Leave out the pictures, and retype only the lines from the beginning of the material through the line that contains "Price / Ft.", including both.

-*-*-

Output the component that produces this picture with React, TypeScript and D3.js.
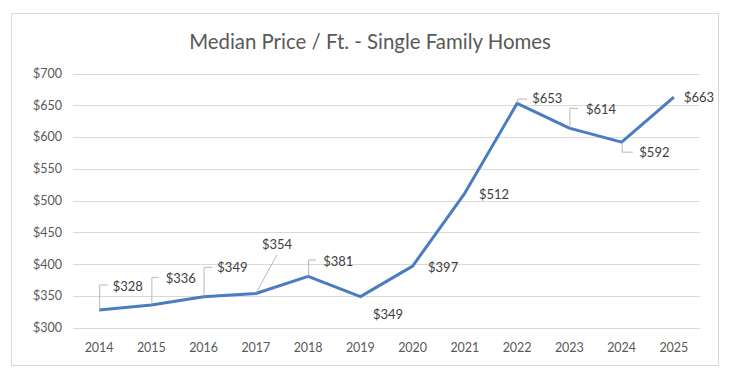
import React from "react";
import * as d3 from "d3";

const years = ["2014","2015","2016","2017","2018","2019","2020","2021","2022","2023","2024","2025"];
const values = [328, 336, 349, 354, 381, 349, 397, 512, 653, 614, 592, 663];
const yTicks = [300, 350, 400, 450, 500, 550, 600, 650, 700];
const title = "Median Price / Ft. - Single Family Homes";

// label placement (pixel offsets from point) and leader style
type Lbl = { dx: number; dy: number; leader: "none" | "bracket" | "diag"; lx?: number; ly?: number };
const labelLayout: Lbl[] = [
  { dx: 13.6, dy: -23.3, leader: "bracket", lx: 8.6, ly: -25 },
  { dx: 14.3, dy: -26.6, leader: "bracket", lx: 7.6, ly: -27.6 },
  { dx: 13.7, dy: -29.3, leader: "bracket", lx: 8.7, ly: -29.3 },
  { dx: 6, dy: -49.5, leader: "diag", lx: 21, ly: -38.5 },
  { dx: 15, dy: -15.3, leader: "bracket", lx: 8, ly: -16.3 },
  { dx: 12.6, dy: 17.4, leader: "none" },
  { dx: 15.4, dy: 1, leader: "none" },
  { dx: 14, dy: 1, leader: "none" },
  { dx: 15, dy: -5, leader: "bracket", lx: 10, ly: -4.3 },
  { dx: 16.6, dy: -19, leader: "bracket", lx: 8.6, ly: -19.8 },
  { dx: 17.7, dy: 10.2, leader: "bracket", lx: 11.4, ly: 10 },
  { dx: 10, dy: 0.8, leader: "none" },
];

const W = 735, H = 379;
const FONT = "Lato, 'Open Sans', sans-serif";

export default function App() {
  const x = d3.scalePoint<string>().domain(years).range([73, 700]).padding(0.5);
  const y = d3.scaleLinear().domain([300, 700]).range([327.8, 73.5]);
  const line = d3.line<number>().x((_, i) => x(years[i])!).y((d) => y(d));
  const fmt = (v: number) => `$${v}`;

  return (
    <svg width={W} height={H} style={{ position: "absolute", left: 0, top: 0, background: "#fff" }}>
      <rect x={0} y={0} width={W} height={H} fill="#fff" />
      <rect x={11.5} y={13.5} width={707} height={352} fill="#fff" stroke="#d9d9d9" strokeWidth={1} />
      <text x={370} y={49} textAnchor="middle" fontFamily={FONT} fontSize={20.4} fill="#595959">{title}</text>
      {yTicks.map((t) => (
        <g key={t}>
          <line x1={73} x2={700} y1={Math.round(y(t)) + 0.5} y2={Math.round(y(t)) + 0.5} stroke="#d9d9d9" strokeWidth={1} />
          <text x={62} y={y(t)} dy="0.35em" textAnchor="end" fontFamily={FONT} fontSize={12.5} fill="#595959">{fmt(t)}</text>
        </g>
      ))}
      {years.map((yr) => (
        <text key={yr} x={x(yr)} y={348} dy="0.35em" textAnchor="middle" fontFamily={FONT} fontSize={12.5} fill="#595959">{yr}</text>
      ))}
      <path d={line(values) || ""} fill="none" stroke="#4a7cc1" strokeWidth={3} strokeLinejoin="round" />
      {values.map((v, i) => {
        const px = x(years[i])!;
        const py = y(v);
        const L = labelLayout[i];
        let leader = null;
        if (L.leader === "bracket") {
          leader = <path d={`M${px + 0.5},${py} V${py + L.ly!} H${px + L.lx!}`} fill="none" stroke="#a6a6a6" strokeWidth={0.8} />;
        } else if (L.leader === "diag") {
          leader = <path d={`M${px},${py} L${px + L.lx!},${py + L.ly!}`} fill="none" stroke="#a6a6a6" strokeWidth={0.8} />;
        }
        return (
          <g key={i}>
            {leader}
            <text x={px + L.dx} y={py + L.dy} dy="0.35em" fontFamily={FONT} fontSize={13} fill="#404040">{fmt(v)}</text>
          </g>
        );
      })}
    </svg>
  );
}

-*-*-

● **TASK RESPONSE**:
Output the component that produces this picture with React, TypeScript and D3.js.
import React from "react";
import * as d3 from "d3";

const years = ["2014","2015","2016","2017","2018","2019","2020","2021","2022","2023","2024","2025"];
const values = [328, 336, 349, 354, 381, 349, 397, 512, 653, 614, 592, 663];
const yTicks = [300, 350, 400, 450, 500, 550, 600, 650, 700];
const title = "Median Price / Ft. - Single Family Homes";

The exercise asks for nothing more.